Tuesday, April 1, 2008

A taste of things to come in The Landeryou Files: How it used to be for Landeryou and Lew

The Age, Saturday 31 August 1996

Letters to the Editor

Thank you for your article on Solomon Lew. It was refreshing to read an account that is not heavy with bias, envy and prejudice.


As Michael Gawenda's account made clear, Lew is an Australian success story. From humble first-generation migrant beginnings, he has risen to the top rank of business and was a board member of the Reserve Bank of Australia.

The article shows him to be entrepreneurial, a good employer and an astute business operator who is in for the long haul rather than opportunistic, short-term business plays. It is a story which should be celebrated and emulated.

Instead, Lew has been subjected to our familiar tall poppy treatment. If shooting down and denigrating the successful were to be an Olympic sport, it would be Gold! Gold! Gold! to Australia.

Andrew Landeryou
Southgate

2 comments:

Anonymous said...

El Gordo will probably say that Cait or Catter8 or Rita wrote that letter, not him.

Anonymous said...

Here my offering.
(The Age, May 8, 1991)

Scuffles At University In Student Union Row

Melbourne University students demonstrated against their student union president and general secretary yesterday and demanded their dismissal.

Scuffles broke out as some of the 1000 students attempted to confront the officers, both members of the university Labor Club The students claimed that the union president, Mr Andrew Landeryou, and the general secretary, Mr Keir Semmens, had failed to act on issues of mismanagement and campus overcrowding.
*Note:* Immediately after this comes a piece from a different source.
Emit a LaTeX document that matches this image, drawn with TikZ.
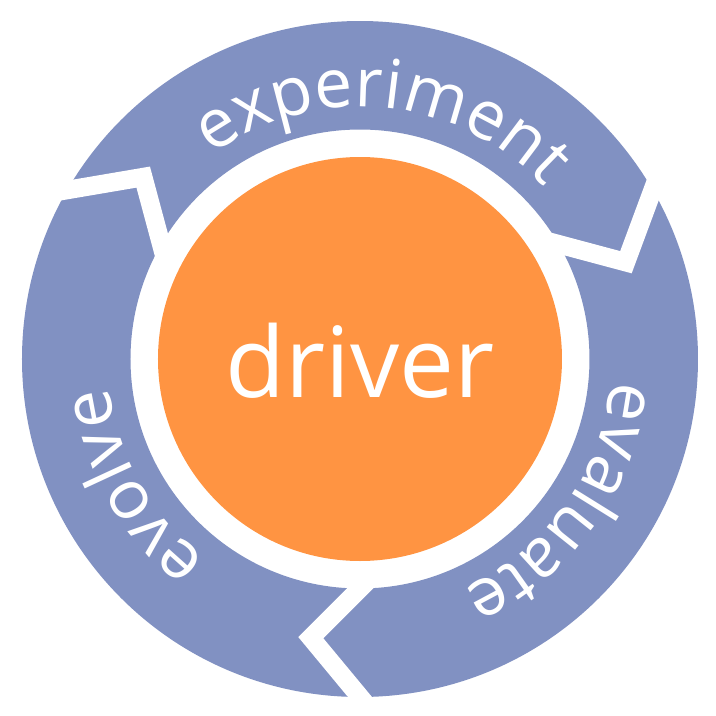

Mr Landeryou - the son of the MLC and former Cain Government minister Mr Bill Landeryou, - was behind the barred doors of his office during the confrontation. He later told `The Age' that the allegations were untrue, and that they had been made by ``people from the ultra-left who are just tapping into a popular theme''.

The theme, the alleged mismanagement and misuse of public resources, has been vigorously pursued by a group on campus. Many of the group's allegations have been the subject of defamation actions by the student-union leaders.

The opponents of the leadership say they are not trying to sack Mr Landeryou and Mr Semmens because of their politics, but because they have failed to carry out their their responsibilities. They are promising to hold a full inquiry after a new election for the positions of union president and general secretary.

The opposition group was outmanoeuvred at a general meeting of students yesterday. An attempt to dismiss the officers at the meeting was blocked when a petition signed by more than 50 students sought a referendum.